• Given information:
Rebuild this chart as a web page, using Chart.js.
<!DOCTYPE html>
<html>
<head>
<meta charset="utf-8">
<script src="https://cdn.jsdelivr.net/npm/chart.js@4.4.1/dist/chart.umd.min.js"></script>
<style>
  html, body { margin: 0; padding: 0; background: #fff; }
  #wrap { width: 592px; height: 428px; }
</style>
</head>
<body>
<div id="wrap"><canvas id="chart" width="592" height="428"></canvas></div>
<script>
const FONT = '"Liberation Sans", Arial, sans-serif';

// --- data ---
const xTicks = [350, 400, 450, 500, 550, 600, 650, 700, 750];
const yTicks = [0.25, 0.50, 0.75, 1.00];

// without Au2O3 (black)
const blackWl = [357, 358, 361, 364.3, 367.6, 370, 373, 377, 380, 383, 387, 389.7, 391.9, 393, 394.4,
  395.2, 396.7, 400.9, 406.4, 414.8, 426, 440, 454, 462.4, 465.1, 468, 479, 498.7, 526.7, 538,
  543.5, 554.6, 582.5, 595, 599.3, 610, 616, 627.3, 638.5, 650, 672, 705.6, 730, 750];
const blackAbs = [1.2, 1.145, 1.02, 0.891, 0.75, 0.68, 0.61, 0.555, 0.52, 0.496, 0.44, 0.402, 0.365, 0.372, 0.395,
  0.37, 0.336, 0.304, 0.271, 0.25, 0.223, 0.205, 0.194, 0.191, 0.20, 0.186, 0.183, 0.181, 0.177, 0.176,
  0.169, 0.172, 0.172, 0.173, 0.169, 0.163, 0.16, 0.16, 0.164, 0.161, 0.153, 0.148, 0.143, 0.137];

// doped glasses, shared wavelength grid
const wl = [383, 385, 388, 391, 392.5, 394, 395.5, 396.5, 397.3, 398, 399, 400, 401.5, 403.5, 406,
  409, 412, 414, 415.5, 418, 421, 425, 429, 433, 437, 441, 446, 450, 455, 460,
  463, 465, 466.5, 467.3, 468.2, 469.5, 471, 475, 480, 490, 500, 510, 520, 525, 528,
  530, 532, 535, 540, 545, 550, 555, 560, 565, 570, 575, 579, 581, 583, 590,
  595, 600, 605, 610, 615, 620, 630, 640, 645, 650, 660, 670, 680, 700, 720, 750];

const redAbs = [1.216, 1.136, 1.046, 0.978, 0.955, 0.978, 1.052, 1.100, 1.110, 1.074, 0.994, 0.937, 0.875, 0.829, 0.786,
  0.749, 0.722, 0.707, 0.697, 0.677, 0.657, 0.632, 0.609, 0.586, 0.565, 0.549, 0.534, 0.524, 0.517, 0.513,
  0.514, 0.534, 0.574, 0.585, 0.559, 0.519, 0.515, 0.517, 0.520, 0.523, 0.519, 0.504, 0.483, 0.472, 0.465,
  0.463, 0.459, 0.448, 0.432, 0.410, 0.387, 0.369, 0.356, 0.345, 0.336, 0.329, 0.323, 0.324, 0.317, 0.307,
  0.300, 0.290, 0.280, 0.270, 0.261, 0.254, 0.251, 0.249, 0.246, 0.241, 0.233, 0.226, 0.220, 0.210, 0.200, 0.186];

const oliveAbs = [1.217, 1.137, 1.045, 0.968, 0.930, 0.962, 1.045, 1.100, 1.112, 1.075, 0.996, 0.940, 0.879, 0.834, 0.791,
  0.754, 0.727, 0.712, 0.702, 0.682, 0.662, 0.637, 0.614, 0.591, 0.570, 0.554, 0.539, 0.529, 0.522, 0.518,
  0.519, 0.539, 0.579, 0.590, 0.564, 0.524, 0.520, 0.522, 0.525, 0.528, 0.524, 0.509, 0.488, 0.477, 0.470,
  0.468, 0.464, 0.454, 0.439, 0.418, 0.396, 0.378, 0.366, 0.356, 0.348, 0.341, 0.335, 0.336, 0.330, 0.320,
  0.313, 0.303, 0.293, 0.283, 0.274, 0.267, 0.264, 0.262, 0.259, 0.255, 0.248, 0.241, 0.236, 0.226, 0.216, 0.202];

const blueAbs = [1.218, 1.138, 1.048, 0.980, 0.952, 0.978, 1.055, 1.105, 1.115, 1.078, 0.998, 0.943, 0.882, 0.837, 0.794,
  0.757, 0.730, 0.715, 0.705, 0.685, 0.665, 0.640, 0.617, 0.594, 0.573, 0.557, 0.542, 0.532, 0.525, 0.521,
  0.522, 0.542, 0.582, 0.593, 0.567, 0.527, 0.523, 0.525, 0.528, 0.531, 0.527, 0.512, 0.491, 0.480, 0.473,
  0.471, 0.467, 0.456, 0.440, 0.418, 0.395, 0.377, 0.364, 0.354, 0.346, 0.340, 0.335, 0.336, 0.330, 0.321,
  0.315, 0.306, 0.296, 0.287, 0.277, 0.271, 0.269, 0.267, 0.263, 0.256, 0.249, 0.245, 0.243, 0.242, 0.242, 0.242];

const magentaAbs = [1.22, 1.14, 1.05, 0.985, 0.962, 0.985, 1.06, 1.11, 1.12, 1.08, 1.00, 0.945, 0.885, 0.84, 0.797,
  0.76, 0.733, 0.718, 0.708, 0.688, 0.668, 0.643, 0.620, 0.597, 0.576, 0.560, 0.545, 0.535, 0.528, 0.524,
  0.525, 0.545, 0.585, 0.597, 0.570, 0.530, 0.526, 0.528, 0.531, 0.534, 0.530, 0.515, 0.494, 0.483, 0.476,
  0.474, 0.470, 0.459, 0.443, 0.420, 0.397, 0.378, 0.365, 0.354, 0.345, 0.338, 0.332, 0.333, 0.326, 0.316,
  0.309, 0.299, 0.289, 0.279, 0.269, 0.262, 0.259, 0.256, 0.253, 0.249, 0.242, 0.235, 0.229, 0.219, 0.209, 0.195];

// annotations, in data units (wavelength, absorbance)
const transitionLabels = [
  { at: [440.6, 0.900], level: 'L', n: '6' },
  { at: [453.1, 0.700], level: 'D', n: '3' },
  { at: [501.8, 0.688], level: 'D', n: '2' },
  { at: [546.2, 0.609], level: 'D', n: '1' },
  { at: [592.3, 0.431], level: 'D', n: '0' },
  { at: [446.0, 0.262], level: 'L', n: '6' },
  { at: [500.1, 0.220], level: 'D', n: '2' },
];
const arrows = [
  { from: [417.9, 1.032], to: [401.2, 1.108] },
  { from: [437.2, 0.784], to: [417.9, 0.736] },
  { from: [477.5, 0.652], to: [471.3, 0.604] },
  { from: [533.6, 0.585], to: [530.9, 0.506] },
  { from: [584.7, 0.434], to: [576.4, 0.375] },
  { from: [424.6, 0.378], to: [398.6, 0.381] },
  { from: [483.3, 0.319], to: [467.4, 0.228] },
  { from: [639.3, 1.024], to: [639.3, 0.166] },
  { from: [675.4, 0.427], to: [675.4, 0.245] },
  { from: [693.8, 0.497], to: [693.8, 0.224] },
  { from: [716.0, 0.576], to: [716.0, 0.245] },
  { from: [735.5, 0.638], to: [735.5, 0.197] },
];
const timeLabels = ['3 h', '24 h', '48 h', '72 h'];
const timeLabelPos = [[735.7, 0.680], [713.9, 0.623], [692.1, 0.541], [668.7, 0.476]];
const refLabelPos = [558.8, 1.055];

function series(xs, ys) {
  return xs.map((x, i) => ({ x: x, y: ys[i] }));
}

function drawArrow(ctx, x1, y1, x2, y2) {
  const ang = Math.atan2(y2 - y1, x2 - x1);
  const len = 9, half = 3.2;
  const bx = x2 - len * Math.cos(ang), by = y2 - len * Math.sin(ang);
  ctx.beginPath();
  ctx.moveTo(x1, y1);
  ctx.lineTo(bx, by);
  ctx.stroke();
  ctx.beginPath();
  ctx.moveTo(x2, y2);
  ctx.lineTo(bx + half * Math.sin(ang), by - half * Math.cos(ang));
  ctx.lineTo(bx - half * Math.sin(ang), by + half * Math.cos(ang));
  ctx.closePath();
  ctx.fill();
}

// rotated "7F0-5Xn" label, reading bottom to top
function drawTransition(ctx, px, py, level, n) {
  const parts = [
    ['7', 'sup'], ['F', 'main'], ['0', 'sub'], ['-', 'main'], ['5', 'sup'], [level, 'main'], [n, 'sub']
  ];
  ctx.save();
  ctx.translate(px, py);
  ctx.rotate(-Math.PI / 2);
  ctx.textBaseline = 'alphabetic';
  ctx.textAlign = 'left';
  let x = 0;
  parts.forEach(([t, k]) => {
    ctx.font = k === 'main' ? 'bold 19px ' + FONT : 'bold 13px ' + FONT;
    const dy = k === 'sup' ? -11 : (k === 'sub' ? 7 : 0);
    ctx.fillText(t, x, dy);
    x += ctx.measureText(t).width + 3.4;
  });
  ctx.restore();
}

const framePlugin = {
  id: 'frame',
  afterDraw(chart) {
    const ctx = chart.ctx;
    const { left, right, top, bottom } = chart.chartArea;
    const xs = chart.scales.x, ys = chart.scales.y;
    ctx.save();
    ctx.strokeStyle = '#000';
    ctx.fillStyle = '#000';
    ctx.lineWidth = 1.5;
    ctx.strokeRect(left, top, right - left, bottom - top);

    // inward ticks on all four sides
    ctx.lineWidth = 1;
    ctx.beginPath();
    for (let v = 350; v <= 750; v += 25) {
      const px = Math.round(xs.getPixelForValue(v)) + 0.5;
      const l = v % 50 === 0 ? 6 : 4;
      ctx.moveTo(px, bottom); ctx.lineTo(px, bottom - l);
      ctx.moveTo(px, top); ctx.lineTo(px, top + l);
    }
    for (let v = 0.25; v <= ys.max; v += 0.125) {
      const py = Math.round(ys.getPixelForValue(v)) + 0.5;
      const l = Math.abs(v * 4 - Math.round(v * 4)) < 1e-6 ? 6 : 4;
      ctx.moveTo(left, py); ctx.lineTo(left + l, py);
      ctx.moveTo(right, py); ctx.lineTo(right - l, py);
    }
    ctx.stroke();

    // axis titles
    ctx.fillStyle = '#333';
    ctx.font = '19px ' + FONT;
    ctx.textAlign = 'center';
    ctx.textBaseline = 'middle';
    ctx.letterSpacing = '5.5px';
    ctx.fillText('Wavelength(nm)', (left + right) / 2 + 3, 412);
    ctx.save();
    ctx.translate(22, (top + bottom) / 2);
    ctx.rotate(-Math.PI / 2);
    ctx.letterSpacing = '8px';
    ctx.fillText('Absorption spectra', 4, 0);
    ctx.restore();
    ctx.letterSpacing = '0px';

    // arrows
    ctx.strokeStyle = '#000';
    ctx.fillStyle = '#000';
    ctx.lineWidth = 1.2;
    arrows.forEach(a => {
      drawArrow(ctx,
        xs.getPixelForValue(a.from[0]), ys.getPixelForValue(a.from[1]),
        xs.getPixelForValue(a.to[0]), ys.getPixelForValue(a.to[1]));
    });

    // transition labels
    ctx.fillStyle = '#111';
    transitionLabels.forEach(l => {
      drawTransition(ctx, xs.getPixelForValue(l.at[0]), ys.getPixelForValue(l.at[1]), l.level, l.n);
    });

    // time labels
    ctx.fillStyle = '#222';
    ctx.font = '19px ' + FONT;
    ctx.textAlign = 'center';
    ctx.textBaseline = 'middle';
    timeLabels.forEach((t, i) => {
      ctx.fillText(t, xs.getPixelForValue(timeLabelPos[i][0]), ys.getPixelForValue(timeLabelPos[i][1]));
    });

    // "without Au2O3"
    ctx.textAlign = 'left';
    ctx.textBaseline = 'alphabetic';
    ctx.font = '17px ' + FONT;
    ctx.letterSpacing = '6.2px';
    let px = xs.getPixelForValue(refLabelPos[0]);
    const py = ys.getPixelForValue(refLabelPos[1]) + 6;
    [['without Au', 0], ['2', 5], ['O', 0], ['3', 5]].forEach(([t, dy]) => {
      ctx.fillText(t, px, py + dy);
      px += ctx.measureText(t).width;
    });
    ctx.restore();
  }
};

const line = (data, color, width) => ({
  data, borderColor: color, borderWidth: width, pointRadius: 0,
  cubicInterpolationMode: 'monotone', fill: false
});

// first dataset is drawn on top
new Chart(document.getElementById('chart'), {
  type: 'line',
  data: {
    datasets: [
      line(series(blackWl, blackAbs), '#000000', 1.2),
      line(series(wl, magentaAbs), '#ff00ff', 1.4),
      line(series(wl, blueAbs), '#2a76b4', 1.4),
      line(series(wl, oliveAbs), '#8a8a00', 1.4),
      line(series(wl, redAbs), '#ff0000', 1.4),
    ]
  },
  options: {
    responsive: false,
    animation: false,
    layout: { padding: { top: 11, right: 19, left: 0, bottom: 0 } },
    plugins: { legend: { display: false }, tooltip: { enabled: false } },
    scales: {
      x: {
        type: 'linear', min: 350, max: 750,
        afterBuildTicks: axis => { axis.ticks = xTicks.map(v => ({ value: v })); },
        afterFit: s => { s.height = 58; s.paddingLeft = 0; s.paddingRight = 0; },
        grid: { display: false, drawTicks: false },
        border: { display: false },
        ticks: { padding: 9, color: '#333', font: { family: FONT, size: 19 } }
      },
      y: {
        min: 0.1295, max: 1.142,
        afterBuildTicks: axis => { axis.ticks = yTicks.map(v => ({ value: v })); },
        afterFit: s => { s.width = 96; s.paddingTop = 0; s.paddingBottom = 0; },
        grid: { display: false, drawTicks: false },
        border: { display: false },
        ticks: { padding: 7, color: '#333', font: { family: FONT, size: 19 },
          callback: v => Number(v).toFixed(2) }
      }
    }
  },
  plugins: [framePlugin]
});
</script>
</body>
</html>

• Requirement: Every line in the data above that contains "chart" needs to be copied.

• Answer for the task:
Rebuild this chart as a web page, using Chart.js.
<script src="https://cdn.jsdelivr.net/npm/chart.js@4.4.1/dist/chart.umd.min.js"></script>
<div id="wrap"><canvas id="chart" width="592" height="428"></canvas></div>
  afterDraw(chart) {
    const ctx = chart.ctx;
    const { left, right, top, bottom } = chart.chartArea;
    const xs = chart.scales.x, ys = chart.scales.y;
new Chart(document.getElementById('chart'), {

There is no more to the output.